§ **Written task**
All the data must come back unchanged, except that pictures are left out.

§ **Provided data**
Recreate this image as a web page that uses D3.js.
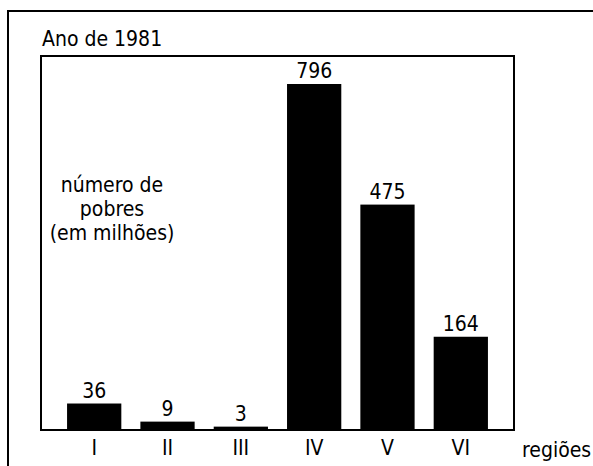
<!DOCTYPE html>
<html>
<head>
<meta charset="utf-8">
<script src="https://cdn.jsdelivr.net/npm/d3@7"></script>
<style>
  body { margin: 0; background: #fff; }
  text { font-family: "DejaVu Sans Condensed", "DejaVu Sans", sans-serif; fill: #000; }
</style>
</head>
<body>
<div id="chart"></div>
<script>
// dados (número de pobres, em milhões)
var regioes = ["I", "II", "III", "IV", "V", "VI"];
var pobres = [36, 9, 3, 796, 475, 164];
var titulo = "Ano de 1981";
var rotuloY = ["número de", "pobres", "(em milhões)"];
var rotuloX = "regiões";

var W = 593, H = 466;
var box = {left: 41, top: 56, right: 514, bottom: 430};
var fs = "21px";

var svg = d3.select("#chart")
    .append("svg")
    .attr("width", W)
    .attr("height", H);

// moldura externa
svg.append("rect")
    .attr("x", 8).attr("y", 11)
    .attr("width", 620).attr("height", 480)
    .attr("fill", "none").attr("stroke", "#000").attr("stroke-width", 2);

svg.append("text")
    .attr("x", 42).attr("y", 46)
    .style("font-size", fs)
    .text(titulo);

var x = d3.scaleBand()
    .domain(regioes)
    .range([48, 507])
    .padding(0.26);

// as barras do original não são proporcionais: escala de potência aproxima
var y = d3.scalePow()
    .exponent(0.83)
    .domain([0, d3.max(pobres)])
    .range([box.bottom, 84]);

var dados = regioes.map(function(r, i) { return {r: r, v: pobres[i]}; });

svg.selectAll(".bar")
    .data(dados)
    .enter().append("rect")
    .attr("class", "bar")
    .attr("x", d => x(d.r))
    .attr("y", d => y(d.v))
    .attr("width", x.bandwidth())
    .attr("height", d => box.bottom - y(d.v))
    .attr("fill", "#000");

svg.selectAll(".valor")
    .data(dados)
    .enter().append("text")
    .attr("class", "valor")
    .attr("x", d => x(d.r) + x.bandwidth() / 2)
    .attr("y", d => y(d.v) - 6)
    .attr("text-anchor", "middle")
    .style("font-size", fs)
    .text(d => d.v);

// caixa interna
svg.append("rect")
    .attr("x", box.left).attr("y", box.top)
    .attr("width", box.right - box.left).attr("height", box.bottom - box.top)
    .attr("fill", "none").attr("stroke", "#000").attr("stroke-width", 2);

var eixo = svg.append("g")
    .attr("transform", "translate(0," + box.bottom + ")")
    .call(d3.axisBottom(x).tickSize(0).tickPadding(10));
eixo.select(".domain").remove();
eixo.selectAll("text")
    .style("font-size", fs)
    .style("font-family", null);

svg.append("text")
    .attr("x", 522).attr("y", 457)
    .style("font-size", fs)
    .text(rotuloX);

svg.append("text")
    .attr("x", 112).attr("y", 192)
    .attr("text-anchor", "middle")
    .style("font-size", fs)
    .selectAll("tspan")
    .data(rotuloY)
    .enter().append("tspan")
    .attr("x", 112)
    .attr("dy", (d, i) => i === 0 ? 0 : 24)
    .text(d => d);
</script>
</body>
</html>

§ **Full output**
Recreate this image as a web page that uses D3.js.
<!DOCTYPE html>
<html>
<head>
<meta charset="utf-8">
<script src="https://cdn.jsdelivr.net/npm/d3@7"></script>
<style>
  body { margin: 0; background: #fff; }
  text { font-family: "DejaVu Sans Condensed", "DejaVu Sans", sans-serif; fill: #000; }
</style>
</head>
<body>
<div id="chart"></div>
<script>
// dados (número de pobres, em milhões)
var regioes = ["I", "II", "III", "IV", "V", "VI"];
var pobres = [36, 9, 3, 796, 475, 164];
var titulo = "Ano de 1981";
var rotuloY = ["número de", "pobres", "(em milhões)"];
var rotuloX = "regiões";

var W = 593, H = 466;
var box = {left: 41, top: 56, right: 514, bottom: 430};
var fs = "21px";

var svg = d3.select("#chart")
    .append("svg")
    .attr("width", W)
    .attr("height", H);

// moldura externa
svg.append("rect")
    .attr("x", 8).attr("y", 11)
    .attr("width", 620).attr("height", 480)
    .attr("fill", "none").attr("stroke", "#000").attr("stroke-width", 2);

svg.append("text")
    .attr("x", 42).attr("y", 46)
    .style("font-size", fs)
    .text(titulo);

var x = d3.scaleBand()
    .domain(regioes)
    .range([48, 507])
    .padding(0.26);

// as barras do original não são proporcionais: escala de potência aproxima
var y = d3.scalePow()
    .exponent(0.83)
    .domain([0, d3.max(pobres)])
    .range([box.bottom, 84]);

var dados = regioes.map(function(r, i) { return {r: r, v: pobres[i]}; });

svg.selectAll(".bar")
    .data(dados)
    .enter().append("rect")
    .attr("class", "bar")
    .attr("x", d => x(d.r))
    .attr("y", d => y(d.v))
    .attr("width", x.bandwidth())
    .attr("height", d => box.bottom - y(d.v))
    .attr("fill", "#000");

svg.selectAll(".valor")
    .data(dados)
    .enter().append("text")
    .attr("class", "valor")
    .attr("x", d => x(d.r) + x.bandwidth() / 2)
    .attr("y", d => y(d.v) - 6)
    .attr("text-anchor", "middle")
    .style("font-size", fs)
    .text(d => d.v);

// caixa interna
svg.append("rect")
    .attr("x", box.left).attr("y", box.top)
    .attr("width", box.right - box.left).attr("height", box.bottom - box.top)
    .attr("fill", "none").attr("stroke", "#000").attr("stroke-width", 2);

var eixo = svg.append("g")
    .attr("transform", "translate(0," + box.bottom + ")")
    .call(d3.axisBottom(x).tickSize(0).tickPadding(10));
eixo.select(".domain").remove();
eixo.selectAll("text")
    .style("font-size", fs)
    .style("font-family", null);

svg.append("text")
    .attr("x", 522).attr("y", 457)
    .style("font-size", fs)
    .text(rotuloX);

svg.append("text")
    .attr("x", 112).attr("y", 192)
    .attr("text-anchor", "middle")
    .style("font-size", fs)
    .selectAll("tspan")
    .data(rotuloY)
    .enter().append("tspan")
    .attr("x", 112)
    .attr("dy", (d, i) => i === 0 ? 0 : 24)
    .text(d => d);
</script>
</body>
</html>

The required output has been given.